The situation is simpler than it appears, in reality there are only two basic types of traffic monitoring available:
  1. Layer-2 (L2) packet, sFlow is designed to provide network-wide visibility. Monitoring all the way to the layer-2 access ports requires a protocol that scales well and can easily be implemented on a layer-2 switch. Because sFlow is packet-based, it is able to report in detail on all types of traffic on the network.
  2. Layer-3 (L3) flow, NetFlow, J-Flow, NetStream and IPFIX are all very similar technologies. Flow monitoring is typically implemented on routers and provide information about TCP/IP connections with limited visibility into other types of traffic.
To be scalable and cost effective, traffic monitoring needs to be built into switches and routers. Start by taking an inventory of the devices in your network and see what traffic monitoring they provide, you will probably find that your network is represented by one of the three diagrams above.

The diagrams show three typical scenarios based on the type of equipment in the network:
  1. All the switches and routers support sFlow and a central sFlow analyzer provides network-wide visibility. Most vendors support sFlow, so it is possible to build an sFlow capable network to meet almost any requirement.
  2. The switches support sFlow and the routers support L3 flow monitoring. In this case a traffic analyzer that supports sFlow and L3 flow monitoring will also be able to provide network-wide visibility. This situation typically occurs in multi-vendor environments where sFlow is supported by the switch vendor and flow monitoring is supported by the router vendor.
  3. The routers support L3 flow monitoring and the switches have no built-in traffic monitoring capability. In this case, only traffic through the routers is monitored providing very limited visibility into the data center and campus. This situation is typical of single vendor networks where the vendor exclusively supports L3 flow monitoring.
The first step to improved network visibility is to select a traffic analysis tool and enable whatever traffic monitoring is available from existing network equipment.

Making traffic monitoring a selection requirement for future network upgrades will allow you to increase network visibility over time. Selecting network equipment from one of the many vendors that support sFlow does not add to the network cost. Adding traffic monitoring later is likely to be prohibitively expensive.

Monday, May 18, 2009

Scalability and accuracy of packet sampling


This chart from Packet Sampling Basics is useful for explaining why sFlow's packet sampling mechanism provides the accuracy and scalability needed for network-wide visibility. The chart shows that the accuracy of a traffic measurement (e.g. How much bandwidth is being consumed by backup traffic?) increases rapidly as the number of samples contributing to the measurement increases.

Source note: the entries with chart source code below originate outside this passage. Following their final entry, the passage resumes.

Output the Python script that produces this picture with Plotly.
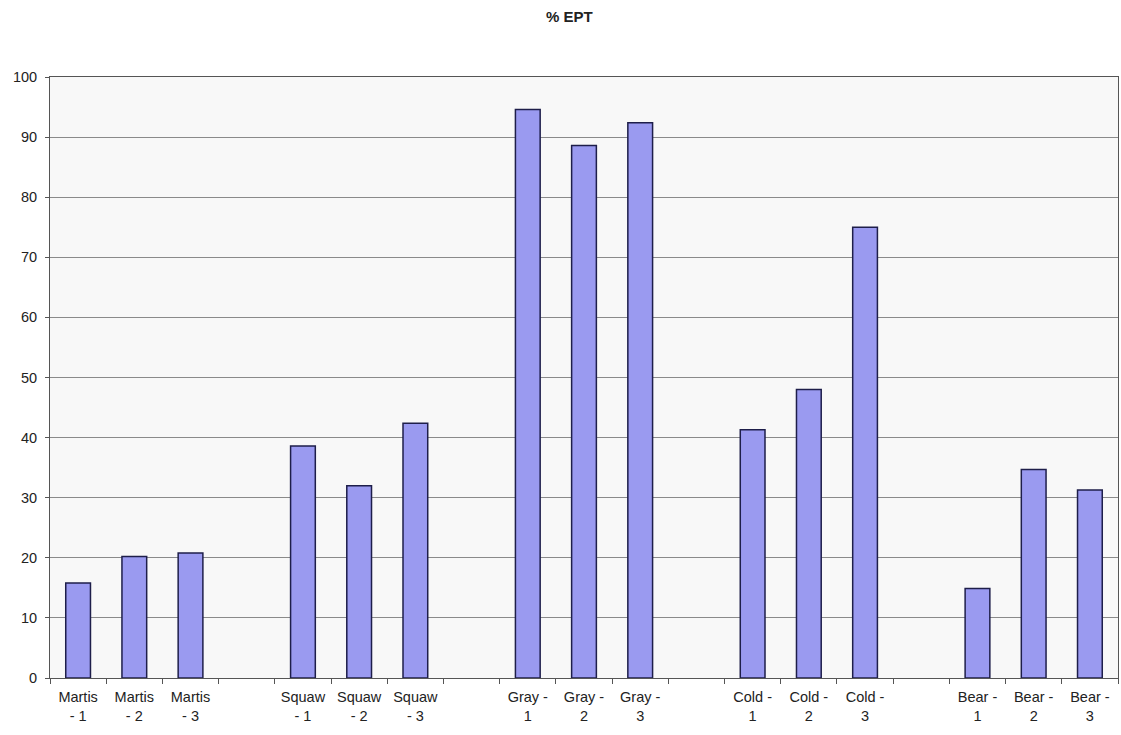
import plotly.graph_objects as go

categories = ["Martis - 1", "Martis - 2", "Martis - 3", "",
              "Squaw - 1", "Squaw - 2", "Squaw - 3", " ",
              "Gray - 1", "Gray - 2", "Gray - 3", "  ",
              "Cold - 1", "Cold - 2", "Cold - 3", "   ",
              "Bear - 1", "Bear - 2", "Bear - 3"]
values = [15.8, 20.2, 20.8, None,
          38.6, 32.0, 42.4, None,
          94.6, 88.6, 92.4, None,
          41.3, 48.0, 75.0, None,
          14.9, 34.7, 31.3]
tick_labels = ["Martis<br>- 1", "Martis<br>- 2", "Martis<br>- 3", "",
               "Squaw<br>- 1", "Squaw<br>- 2", "Squaw<br>- 3", "",
               "Gray -<br>1", "Gray -<br>2", "Gray -<br>3", "",
               "Cold -<br>1", "Cold -<br>2", "Cold -<br>3", "",
               "Bear -<br>1", "Bear -<br>2", "Bear -<br>3"]

fig = go.Figure(go.Bar(
    x=categories, y=values,
    marker=dict(color="#9a9af0", line=dict(color="#1e1e4a", width=1.5)),
))

fig.update_layout(
    width=1121, height=735,
    margin=dict(l=50, r=3, t=77, b=57),
    paper_bgcolor="white", plot_bgcolor="#f8f8f8",
    bargap=0.56,
    showlegend=False,
    font=dict(family="Liberation Sans, Arial", size=14, color="#222"),
    title=dict(text="<b>% EPT</b>", x=0.508, xanchor="center", y=0.985, yanchor="top",
               font=dict(size=15, color="#222")),
)
fig.update_xaxes(
    type="category", tickmode="array", tickvals=categories, ticktext=tick_labels,
    tickson="boundaries", ticks="outside", ticklen=5, tickcolor="#555",
    ticklabelstandoff=6,
    showline=True, linecolor="#555", linewidth=1, mirror=True,
    showgrid=False, tickfont=dict(size=14.5),
)
fig.update_yaxes(
    range=[0, 100], dtick=10, ticks="outside", ticklen=4, tickcolor="#555",
    ticklabelstandoff=5,
    showline=True, linecolor="#555", linewidth=1, mirror=True,
    showgrid=True, gridcolor="#8a8a8a", gridwidth=1, zeroline=False,
    tickfont=dict(size=14.5),
)

fig.write_html("out.html")
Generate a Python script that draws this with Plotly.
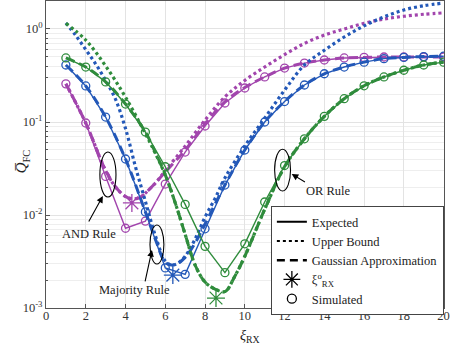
import plotly.graph_objects as go

# ---- data ----
x_sim = list(range(1, 21))

# AND rule (purple)
and_expected = [0.257, 0.0975, 0.026, 0.0072, 0.0086, 0.0215, 0.0475, 0.0906, 0.16, 0.232,
                0.305, 0.38, 0.43, 0.464, 0.488, 0.495, 0.5, 0.5, 0.5, 0.5]
and_bound_x = [1, 2, 3, 3.5, 4, 4.3, 4.7, 5, 5.5, 6, 7, 8, 9, 10, 11, 12, 13, 14, 15, 16, 17, 18, 19, 20]
and_bound = [0.257, 0.0975, 0.03, 0.02, 0.0158, 0.015, 0.0153, 0.0172, 0.022, 0.03, 0.055, 0.105,
             0.186, 0.28, 0.39, 0.53, 0.70, 0.86, 1.0, 1.15, 1.28, 1.37, 1.44, 1.49]
and_gauss_x = [1, 2, 3, 3.5, 4, 4.3, 4.7, 5, 5.5, 6, 7, 8, 9, 10, 11, 12, 13, 14, 15, 16, 17, 18, 19, 20]
and_gauss = [0.257, 0.0975, 0.03, 0.02, 0.0158, 0.015, 0.0153, 0.0172, 0.022, 0.029, 0.05, 0.095,
             0.165, 0.235, 0.305, 0.38, 0.43, 0.464, 0.488, 0.495, 0.5, 0.5, 0.5, 0.5]
and_opt = (4.32, 0.0135)

# Majority rule (blue)
maj_expected = [0.41, 0.244, 0.113, 0.04, 0.0108, 0.0027, 0.0023, 0.0071, 0.021, 0.05,
                0.1, 0.166, 0.25, 0.33, 0.39, 0.44, 0.48, 0.495, 0.505, 0.51]
maj_bound_x = [1, 1.5, 2, 2.5, 3, 3.5, 4, 4.5, 5, 5.5, 6, 6.3, 6.6, 7, 7.5, 8, 8.5, 9, 10,
               11, 12, 13, 14, 15, 16, 17, 18, 19, 20]
maj_bound = [1.16, 0.85, 0.6, 0.42, 0.28, 0.175, 0.085, 0.033, 0.014, 0.006, 0.0032, 0.0029,
             0.003, 0.0036, 0.0055, 0.0095, 0.015, 0.025, 0.055, 0.11, 0.22, 0.41, 0.59, 0.82,
             1.08, 1.35, 1.6, 1.78, 1.9]
maj_gauss_x = [1, 2, 3, 4, 5, 5.5, 6, 6.3, 6.6, 7, 7.5, 8, 9, 10, 11, 12, 13, 14, 15, 16, 17, 18, 19, 20]
maj_gauss = [0.41, 0.244, 0.113, 0.04, 0.0108, 0.0055, 0.0031, 0.0029, 0.003, 0.0035, 0.005,
             0.008, 0.021, 0.05, 0.1, 0.166, 0.25, 0.33, 0.39, 0.44, 0.48, 0.495, 0.505, 0.51]
maj_opt = (6.38, 0.00226)

# OR rule (green)
or_expected = [0.488, 0.39, 0.27, 0.156, 0.078, 0.033, 0.013, 0.0046, 0.0024, 0.0049,
               0.0138, 0.034, 0.066, 0.115, 0.178, 0.245, 0.305, 0.36, 0.41, 0.44]
or_bound_x = [1, 2, 3, 4, 5, 5.5, 6, 6.5, 7, 7.5, 8, 8.5, 9, 9.5, 10, 11, 12, 13, 14, 15, 16,
              17, 18, 19, 20]
or_bound = [1.15, 0.76, 0.40, 0.185, 0.075, 0.046, 0.027, 0.0135, 0.0062, 0.0029, 0.0019,
            0.0016, 0.0015, 0.0022, 0.0036, 0.0115, 0.033, 0.066, 0.115, 0.178, 0.245, 0.305,
            0.36, 0.41, 0.44]
or_gauss_x = [1, 2, 3, 4, 5, 5.5, 6, 6.5, 7, 7.5, 8, 8.5, 9, 9.5, 10, 11, 12, 13, 14, 15, 16,
              17, 18, 19, 20]
or_gauss = [0.488, 0.39, 0.27, 0.156, 0.078, 0.047, 0.027, 0.0135, 0.0062, 0.0029, 0.0019,
            0.0016, 0.0015, 0.0022, 0.0036, 0.0115, 0.033, 0.066, 0.115, 0.178, 0.245, 0.305,
            0.36, 0.41, 0.44]
or_opt = (8.55, 0.00128)

PURPLE = "#a245ad"
BLUE = "#2358b8"
GREEN = "#2f8c3c"
FONT = "Liberation Serif, DejaVu Serif, serif"

rules = [
    (and_expected, and_bound_x, and_bound, and_gauss_x, and_gauss, and_opt, PURPLE),
    (maj_expected, maj_bound_x, maj_bound, maj_gauss_x, maj_gauss, maj_opt, BLUE),
    (or_expected, or_bound_x, or_bound, or_gauss_x, or_gauss, or_opt, GREEN),
]

fig = go.Figure()

for expected, bx, bound, gx, gauss, opt, color in rules:
    fig.add_trace(go.Scatter(x=bx, y=bound, mode="lines", line_shape="spline",
                             line=dict(color=color, width=3.2, dash="3px,3px"),
                             showlegend=False))
    fig.add_trace(go.Scatter(x=gx, y=gauss, mode="lines", line_shape="spline",
                             line=dict(color=color, width=3, dash="9px,5px"),
                             showlegend=False))
    fig.add_trace(go.Scatter(x=x_sim, y=expected, mode="lines",
                             line=dict(color=color, width=1.4),
                             showlegend=False))
    fig.add_trace(go.Scatter(x=x_sim, y=expected, mode="markers",
                             marker=dict(symbol="circle-open", size=8, color=color,
                                         line=dict(width=1.3, color=color)),
                             showlegend=False))
    fig.add_trace(go.Scatter(x=[opt[0]], y=[opt[1]], mode="markers",
                             marker=dict(symbol="asterisk-open", size=15, color=color,
                                         line=dict(width=1.3, color=color)),
                             showlegend=False))

# legend entries (black)
fig.add_trace(go.Scatter(x=[None], y=[None], mode="lines", name="Expected",
                         line=dict(color="black", width=2)))
fig.add_trace(go.Scatter(x=[None], y=[None], mode="lines", name="Upper Bound",
                         line=dict(color="black", width=2, dash="3px,3px")))
fig.add_trace(go.Scatter(x=[None], y=[None], mode="lines", name="Gaussian Approximation",
                         line=dict(color="black", width=2.5, dash="8px,5px")))
fig.add_trace(go.Scatter(x=[None], y=[None], mode="markers",
                         name="ξ<sup>o</sup><sub>RX</sub>",
                         marker=dict(symbol="asterisk-open", size=14, color="black",
                                     line=dict(width=1.3, color="black"))))
fig.add_trace(go.Scatter(x=[None], y=[None], mode="markers", name="Simulated",
                         marker=dict(symbol="circle-open", size=9, color="black",
                                     line=dict(width=1.3, color="black"))))

# ellipses + arrows + labels
ellipses = [((2.71, 3.52), (0.0156, 0.0475)),
            ((5.23, 5.93), (0.00297, 0.0078)),
            ((11.5, 12.3), (0.0181, 0.051))]
for (ex0, ex1), (ey0, ey1) in ellipses:
    fig.add_shape(type="circle", xref="x", yref="y", x0=ex0, x1=ex1, y0=ey0, y1=ey1,
                  line=dict(color="black", width=1.1))

arrows = [((2.11, -2.086), (2.86, -1.796)),
          ((4.97, -2.731), (5.33, -2.376)),
          ((13.1, -1.656), (12.36, -1.559))]
for (tx, ty), (hx, hy) in arrows:
    fig.add_annotation(x=hx, y=hy, ax=tx, ay=ty, xref="x", yref="y", axref="x", ayref="y",
                       showarrow=True, arrowhead=2, arrowsize=1.2, arrowwidth=1.1,
                       arrowcolor="black", text="")

labels = [("AND Rule", 2.16, -2.204), ("Majority Rule", 4.47, -2.806), ("OR Rule", 14.2, -1.742)]
for txt, lx, ly in labels:
    fig.add_annotation(x=lx, y=ly, xref="x", yref="y", text=txt, showarrow=False,
                       font=dict(family=FONT, size=12.5, color="#222"))

# axis titles
fig.add_annotation(x=-0.087, y=0.479, xref="paper", yref="paper", textangle=-90,
                   text="<i>Q̅</i><sub>FC</sub>", showarrow=False,
                   font=dict(family=FONT, size=15, color="#222"))
fig.add_annotation(x=0.512, y=-0.06, xref="paper", yref="paper", yanchor="top",
                   text="<i>ξ</i><sub>RX</sub>", showarrow=False,
                   font=dict(family=FONT, size=14, color="#222"))

minor_vals = [m * 10 ** e for e in (-3, -2, -1, 0) for m in range(2, 10) if m * 10 ** e < 2.01]

fig.update_xaxes(range=[0, 20.02], dtick=2, tick0=0, showgrid=True, gridcolor="#e3e3e3",
                 showline=True, mirror=True, linecolor="#555", linewidth=1,
                 ticks="inside", ticklen=4, tickcolor="#555", zeroline=False,
                 ticklabelstandoff=-4,
                 tickfont=dict(family=FONT, size=12.5, color="#333"))
fig.update_yaxes(type="log", range=[-3, 0.301],
                 tickvals=[1e-3, 1e-2, 1e-1, 1],
                 ticktext=["10<sup>-3</sup>", "10<sup>-2</sup>", "10<sup>-1</sup>", "10<sup>0</sup>"],
                 showgrid=True, gridcolor="#e3e3e3",
                 minor=dict(tickvals=minor_vals, showgrid=True, gridcolor="#eeeeee",
                            ticks="inside", ticklen=2, tickcolor="#555"),
                 showline=True, mirror=True, linecolor="#555", linewidth=1,
                 ticks="inside", ticklen=4, tickcolor="#555",
                 tickfont=dict(family=FONT, size=12.5, color="#333"))

fig.update_layout(
    width=450, height=346,
    margin=dict(l=46, r=6, t=1, b=38),
    plot_bgcolor="white", paper_bgcolor="white",
    font=dict(family=FONT, size=12.5, color="#222"),
    legend=dict(x=0.565, y=0.332, xanchor="left", yanchor="top",
                bgcolor="white", bordercolor="#444", borderwidth=1,
                font=dict(family=FONT, size=12.5, color="#222"),
                tracegroupgap=0, itemwidth=30),
)

fig.write_html("out.html", config={"displayModeBar": False},
               post_script="document.body.style.margin='0';")
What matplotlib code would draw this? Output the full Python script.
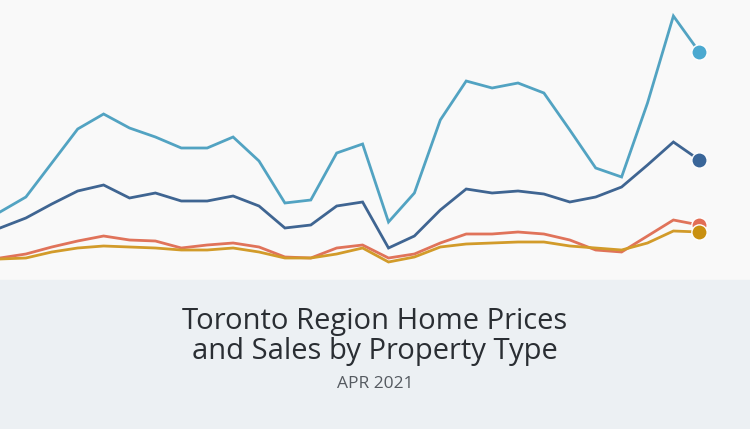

The chart shows that the percentage accuracy is independent of the number of packets on the network. This independence is the key to sFlow's scalability.  For example, a measurement will have a 5% accuracy as long as it is based on at least 1,500 samples.  Only 1,500 samples are required whether the network contains one switch or 1,000 switches,  10Mbps links or 100Gbps links.

The accuracy of sampled data is also independent of the type of traffic: traffic can consist of a small number of large connections, many small connections, traffic can arrive in bursts or spread out over time. In all cases the accuracy is determined only by the number of samples.

The packet sampling mechanism in sFlow is implemented in hardware, providing wire-speed performance.  When a switch samples a packet, the sampled packet header and packet path information is immediately sent to the central traffic analyzer. Promptly sending the sFlow data reduces the amount of memory on the switch and provides the sFlow collector with a real-time view of network activity.

Using sFlow to monitor all the switches in the network provides a robust and accurate means of monitoring traffic suitable for exacting applications such as network billing and charge-back.  The redundancy that end-to-end monitoring provides ensures that very little data is lost, even when switches fail or are taken down for maintenance.